Do not forsake her, and she will keep you;
love her, and she will guard you.
The beginning of wisdom is this: Get wisdom,
and whatever you get, get insight.
Prize her highly, and she will exalt you;
she will honor you if you embrace her.
She will place on your head a graceful garland;
she will bestow on you a beautiful crown.
What is the best thing you can get in your life? The most important thing you could possibly acquire is wisdom. How do you get wisdom? Proverbs pictures wisdom as coming for you. “Wisdom cries aloud in the street, in the markets she raises her voice” (Proverbs 1:20). Wisdom isn’t hard to find. It’s looking for you. So how do you get it? You simply receive it. You listen to it.
Derek Kidner says that this passage is saying, “What it takes is not brains or opportunity, but decision. Do you want it? Come and get it.” You have God’s wisdom right here. It’s free for the taking. The only decision you have is: will you receive it?
During the coronation of Charles III earlier this month at Westminster Abbey, the new King was given a lot of things: a scepter, orb, crown, and a sword, and more. But he was also given a Bible. As he received this Bible, he was told, “Receive this Book, the most valuable thing that this world affords. Here is Wisdom; this is the royal Law; these are the lively Oracles of God.”
That same wisdom — the most valuable thing the world affords — is free for the taking. Make the main pursuit of your life the pursuit of the wisdom contained in this book. It is the most valuable thing that you could ever own.
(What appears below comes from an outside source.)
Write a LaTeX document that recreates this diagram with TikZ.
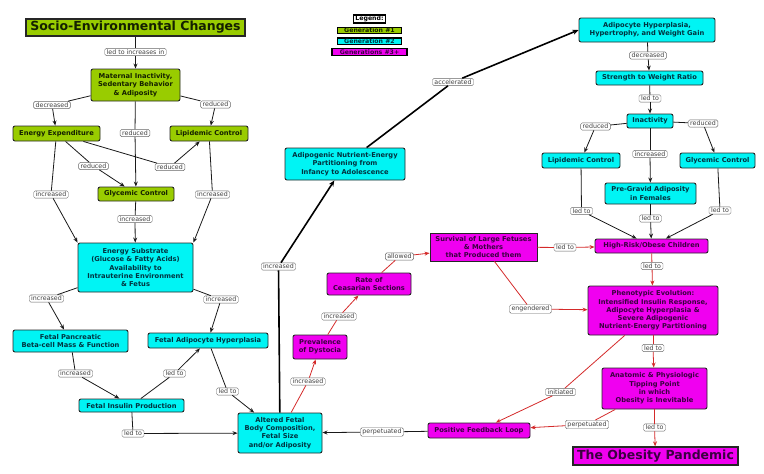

This is a matter of life and death! This is no trivial matter. Fear God, and get wisdom.
Three: Apply wisdom.
The heart of Proverbs is chapters 10-29. These chapters contain 375 short, pithy sayings that apply the fear of God and wisdom to every topic you can imagine: family, work, community, friendship, words, sex, marriage, money, anger, forgiveness, food and alcohol, and more. These proverbs are short and easy to memorize. They’re meant as a reference that we can turn to time and time again as we face various issues in our lives.
The key to using this part of Proverbs is to realize that they’re general statements. They’re not promises. They describe how things generally work. Life is complicated, and things don’t always turn out as we expect, but these proverbs give us a general idea of how we should live.
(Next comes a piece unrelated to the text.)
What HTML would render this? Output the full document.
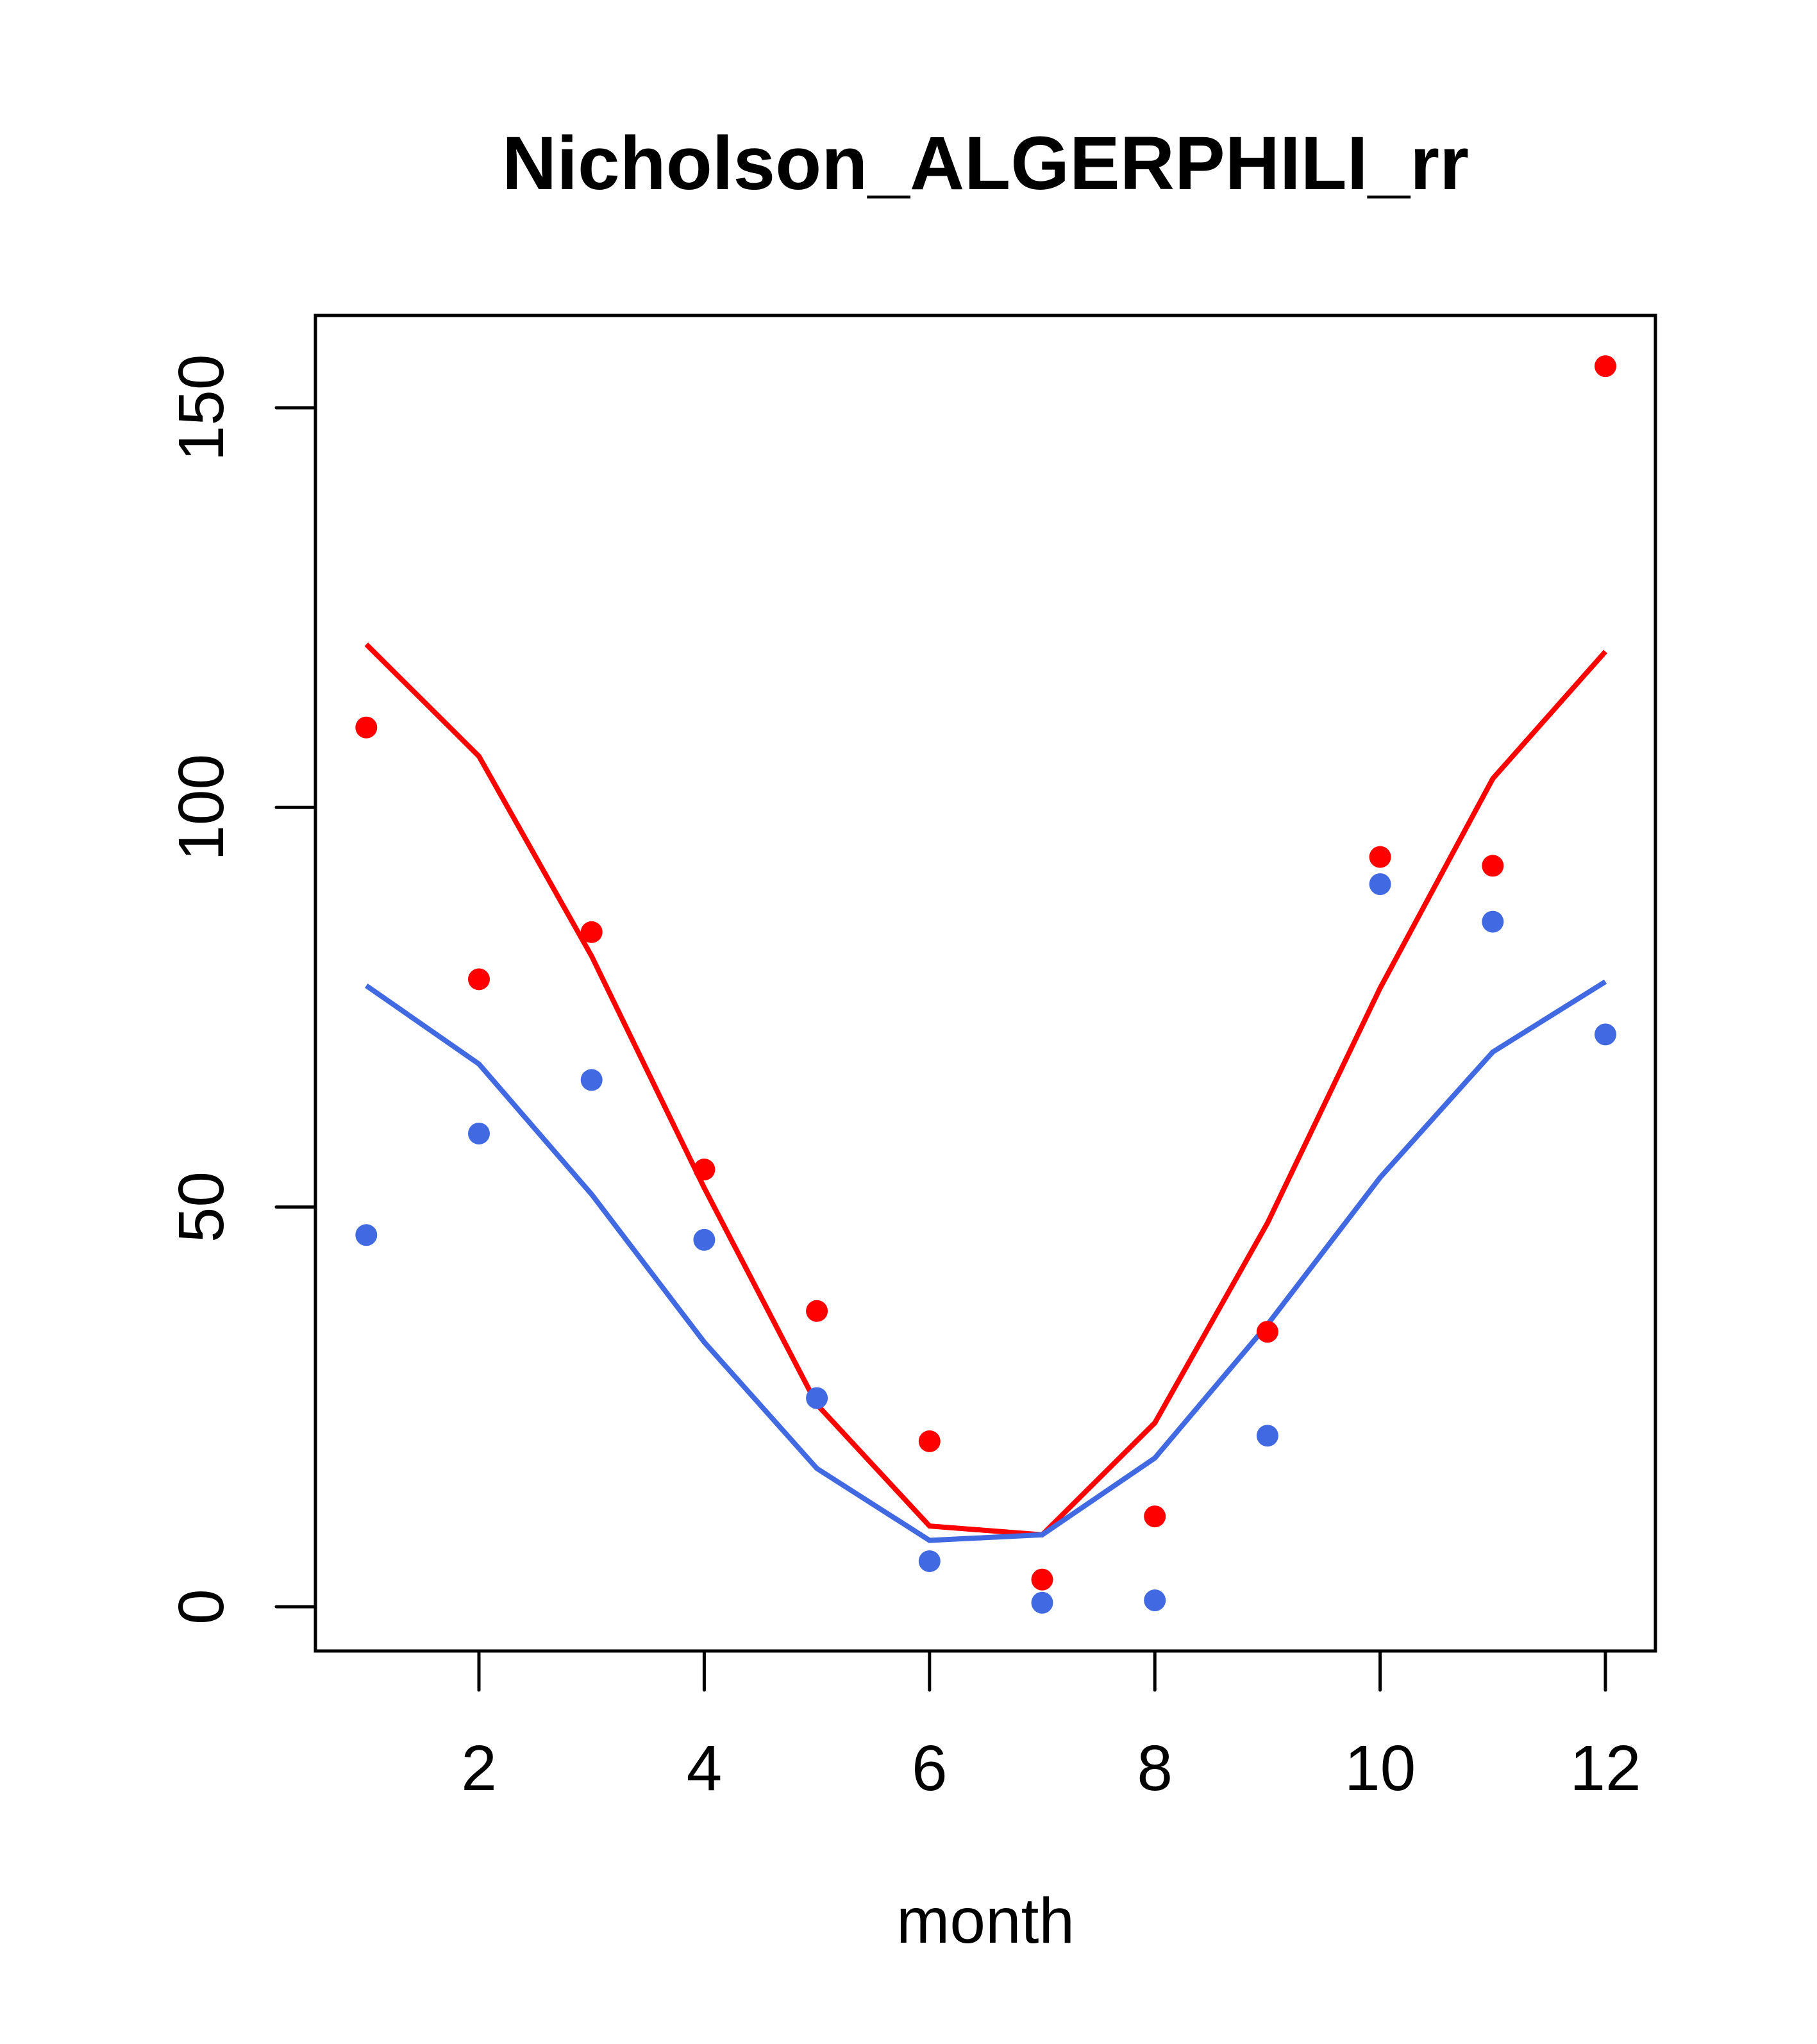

That’s why it’s so important that we master the content of these chapters. We should read them proactively. We should also search them for wisdom as we encounter different circumstances in life. We don’t just need to get wisdom. We need to apply God’s wisdom to every part of our lives. I encourage you to major in this book and let it guide your life.
Fear God. Get wisdom Apply wisdom. There’s one more lesson that Proverbs gives us.
Four: Look beyond Solomon to Jesus.
Proverbs is amazing. Solomon is amazing. But even Solomon, the wisest human in history, failed to live according to his own wisdom. 1 Kings 11 records that Solomon turned away from the Lord and worshiped other Gods.
And the LORD was angry with Solomon, because his heart had turned away from the LORD, the God of Israel, who had appeared to him twice and had commanded him concerning this thing, that he should not go after other gods. But he did not keep what the LORD commanded. (1 Kings 11:9-10)
If Solomon was wise and still messed up, what hope is there for the rest of us? But there’s good news: in Matthew 12:42, Jesus said, “Behold, something greater than Solomon is here.”
The truth is that nobody has ever followed God’s wisdom perfectly, including Solomon, and we won’t either. Nobody has — except for Jesus. Pursue wisdom, but ultimately pursue the One who is the wisdom of God, the One who gave his life for us, the One who is “stronger than Samson, wiser than Solomon, and more devoted than David … in him, we find help" (Garrett Kell).
We need God’s wisdom. But more than that, we need grace for when we fail to live up to God’s wisdom. That’s why we need Jesus. Fear God, get wisdom, apply wisdom, and remember Jesus, the ultimate wisdom. And then, my friends, you will live well.
Thank you, Father, for showing us how to live. And thank you for giving us a Savior who helps us when we fail to live as we should. In Jesus’ name we pray. Amen.